Construction of homomorphism between $^\ast\mathbb{R}$ and $^*\mathbb{Q\cap L}$

Question

Denote by $\mathbb{I}$ the ring of infinitesimals and by $\mathbb{L}$ the ring of finite hyper-reals. Prove that $$\mathbb{R}\cong{^\ast\mathbb{Q\cap L/^\ast Q\cap I}}.$$

I thought using the first isomorphism theorem for rings by defining an homomorphism $$\phi:\mathbb{Q\cap L}\to {^\ast\mathbb{R}},\quad \phi(q)=\operatorname{st}(q),$$ where $st$ is the standard part function.
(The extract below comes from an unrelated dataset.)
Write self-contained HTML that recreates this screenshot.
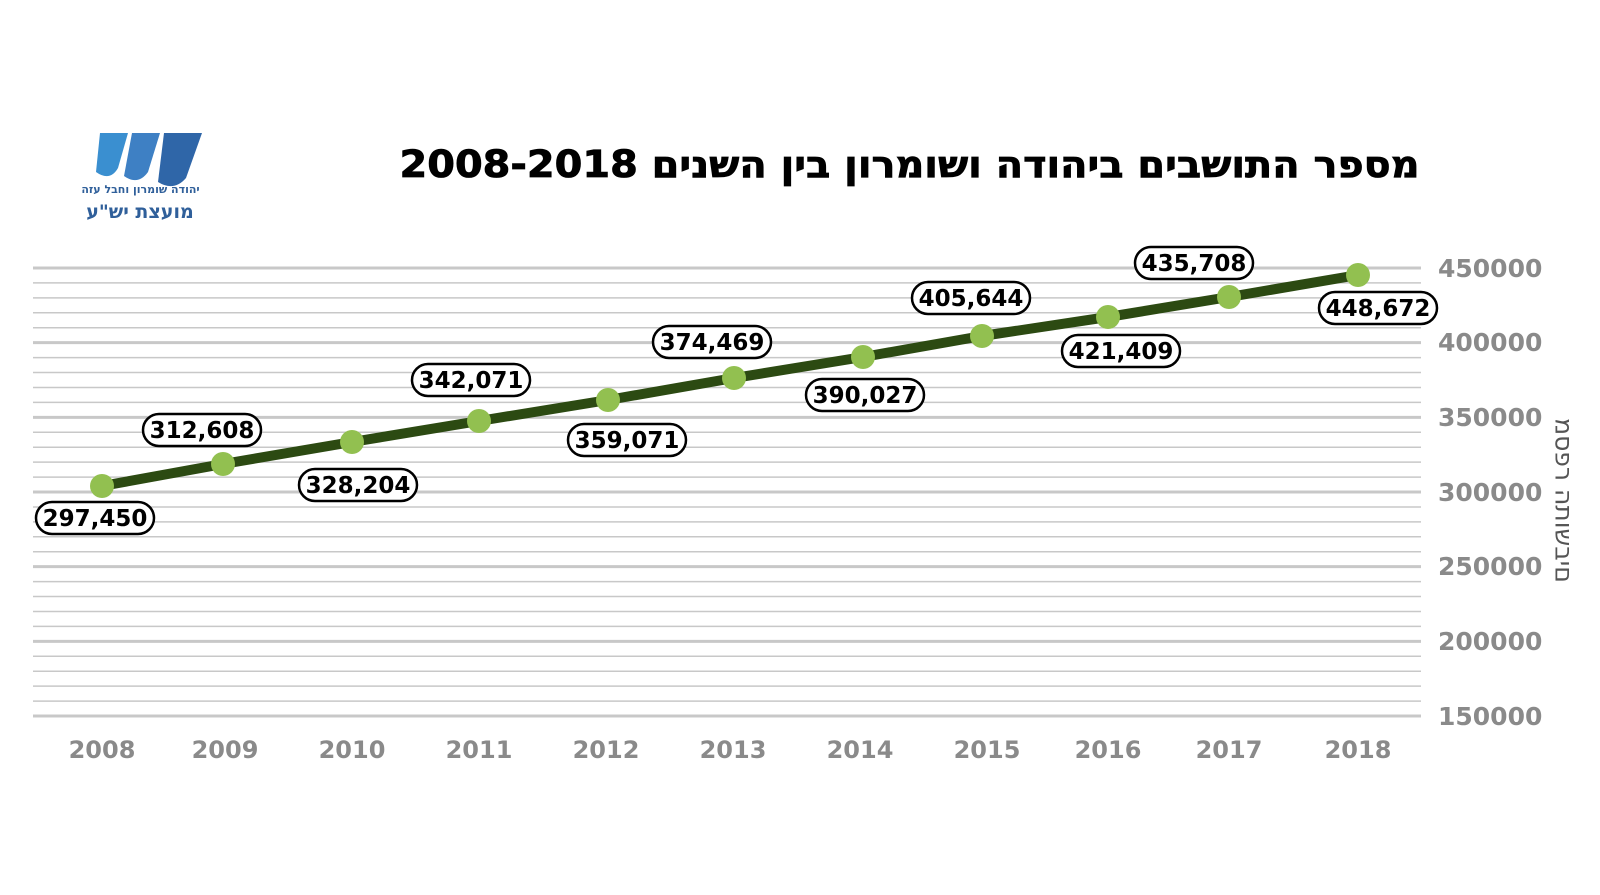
<!DOCTYPE html>
<html><head><meta charset="utf-8"><style>
html,body{margin:0;padding:0;background:#fff;}
svg{display:block;}
.he{position:absolute;direction:rtl;white-space:nowrap;font-family:"DejaVu Sans",sans-serif;}
</style></head><body>
<div style="position:relative;width:1600px;height:895px;overflow:hidden;">
<svg width="1600" height="895" viewBox="0 0 1600 895" xmlns="http://www.w3.org/2000/svg" style="position:absolute;left:0;top:0">
<rect width="1600" height="895" fill="#fff"/>
<path d="M100 133 L128 133 L118 168 Q110 182 96 172 Z" fill="#3a8fd0"/>
<path d="M132 133 L160 133 L148 172 Q138 186 124 176 Z" fill="#3e80c4"/>
<path d="M164 133 L202 133 L186 178 Q174 192 158 182 Z" fill="#2f66a8"/>
<g id="grid"></g>
<g font-family="'DejaVu Sans', 'Liberation Sans', sans-serif" font-weight="bold" font-size="25" fill="#8a8a8a">
<text x="1438" y="277">450000</text>
<text x="1438" y="351">400000</text>
<text x="1438" y="426">350000</text>
<text x="1438" y="501">300000</text>
<text x="1438" y="575">250000</text>
<text x="1438" y="650">200000</text>
<text x="1438" y="725">150000</text>
</g>
<g font-family="'DejaVu Sans', 'Liberation Sans', sans-serif" font-weight="bold" font-size="24" fill="#8a8a8a" text-anchor="middle">
<text x="102" y="758">2008</text><text x="225" y="758">2009</text><text x="352" y="758">2010</text>
<text x="479" y="758">2011</text><text x="606" y="758">2012</text><text x="733" y="758">2013</text>
<text x="860" y="758">2014</text><text x="987" y="758">2015</text><text x="1108" y="758">2016</text>
<text x="1229" y="758">2017</text><text x="1358" y="758">2018</text>
</g>
<polyline points="102,486 223,464 352,442 479,421 608,400 734,378 863,357 982,336 1108,317 1229,297 1358,275" fill="none" stroke="#2c4a12" stroke-width="10" stroke-linejoin="round"/>
<g fill="#92c050">
<circle cx="102" cy="486" r="12"/><circle cx="223" cy="464" r="12"/><circle cx="352" cy="442" r="12"/>
<circle cx="479" cy="421" r="12"/><circle cx="608" cy="400" r="12"/><circle cx="734" cy="378" r="12"/>
<circle cx="863" cy="357" r="12"/><circle cx="982" cy="336" r="12"/><circle cx="1108" cy="317" r="12"/>
<circle cx="1229" cy="297" r="12"/><circle cx="1358" cy="275" r="12"/>
</g>
<g id="labels" font-family="'DejaVu Sans', 'Liberation Sans', sans-serif" font-weight="bold" font-size="23" text-anchor="middle"></g>
</svg>
<div class="he" style="left:78px;top:183px;width:125px;text-align:center;font-size:11px;font-weight:bold;color:#2f5f9a;">יהודה שומרון וחבל עזה</div>
<div class="he" style="left:70px;top:201px;width:140px;text-align:center;font-size:19px;font-weight:bold;color:#2f5f9a;">מועצת יש"ע</div>
<div class="he" id="title" style="right:180px;top:143px;font-size:37px;font-weight:bold;color:#000;transform-origin:right center;-webkit-text-stroke:0.8px #000;">מספר התושבים ביהודה ושומרון בין השנים 2008-2018</div>
<div class="he" style="direction:ltr;unicode-bidi:bidi-override;left:1464px;top:486px;width:200px;text-align:center;font-size:25px;color:#555;transform:rotate(90deg);transform-origin:center center;">מספר התושבים</div>
</div>
<script>
(function(){
var ns="http://www.w3.org/2000/svg",g=document.getElementById("grid");
for(var i=0;i<=30;i++){var y=268+i*74.67/5;var l=document.createElementNS(ns,"line");
l.setAttribute("x1",33);l.setAttribute("x2",1421);l.setAttribute("y1",y);l.setAttribute("y2",y);
l.setAttribute("stroke","#c8c8c8");l.setAttribute("stroke-width",i%5==0?3:1.5);g.appendChild(l);}
var L=[["297,450",95,518],["312,608",202,430],["328,204",358,485],["342,071",471,380],["359,071",627,440],["374,469",712,342],["390,027",865,395],["405,644",971,298],["421,409",1121,351],["435,708",1194,263],["448,672",1378,308]];
var lg=document.getElementById("labels");
L.forEach(function(a){var r=document.createElementNS(ns,"rect");r.setAttribute("x",a[1]-59);r.setAttribute("y",a[2]-16);
r.setAttribute("width",118);r.setAttribute("height",32);r.setAttribute("rx",16);r.setAttribute("fill","#fff");
r.setAttribute("stroke","#000");r.setAttribute("stroke-width",2.5);lg.appendChild(r);
var t=document.createElementNS(ns,"text");t.setAttribute("x",a[1]);t.setAttribute("y",a[2]+8);t.textContent=a[0];lg.appendChild(t);});
var ti=document.getElementById("title");var w=ti.getBoundingClientRect().width;
ti.style.transform="scaleX("+(1020/w)+")";
})();
</script>
</body></html>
Alas, that proves only that $$\mathbb{Q}\cong{^\ast\mathbb{Q\cap L/^\ast Q\cap I}}.$$ How can I build a sequence in $^\ast\mathbb{Q\cap L}$ (maybe Cauchy?) that will prove the isomorphism between $\mathbb{R}$ and the quotient ring above? Should I define another homomorphism?

Answer 1

1. $^*\mathbb{Q},\mathbb{L}$ are subrings of $^*\mathbb{R}$, then $^*\mathbb{Q}\cap\mathbb{L}$ is a subring of $^*\mathbb{R}$.
2. $\text{st}:\mathbb{L}\rightarrow\mathbb{R}$ is a ring homomorphism, then the restriction $\text{std}:{^*}\mathbb{Q}\cap\mathbb{L}\rightarrow\mathbb{R}$ is a ring homomorphism (yes, is your $\phi$, but with the * in the correct place). Therefore ${^*}\mathbb{Q}\cap\mathbb{L}/\ker(\text{std})\cong\text{im}(\text{std})$ by the first isomorphism theorem.
3. To see that $\text{im}(\text{std})=\mathbb{R}$ (i.e., that $\text{std}$ is exhaustive) you can use the density of $\mathbb{Q}$ in $\mathbb{R}$: $\forall r\in \mathbb{R}, \forall \epsilon\in \mathbb{R}_{>0},\exists q\in \mathbb{Q};r-\epsilon<q<r+\epsilon$ (proof). Therefore (by transfer, choosing $\epsilon\in\mathbb{I}_{>0}$): $\forall r\in \mathbb{R},\exists q\in {^*}\mathbb{Q};q\simeq r$. Now prove that $q\in\mathbb{L}$ and $\text{std}(q)=r$.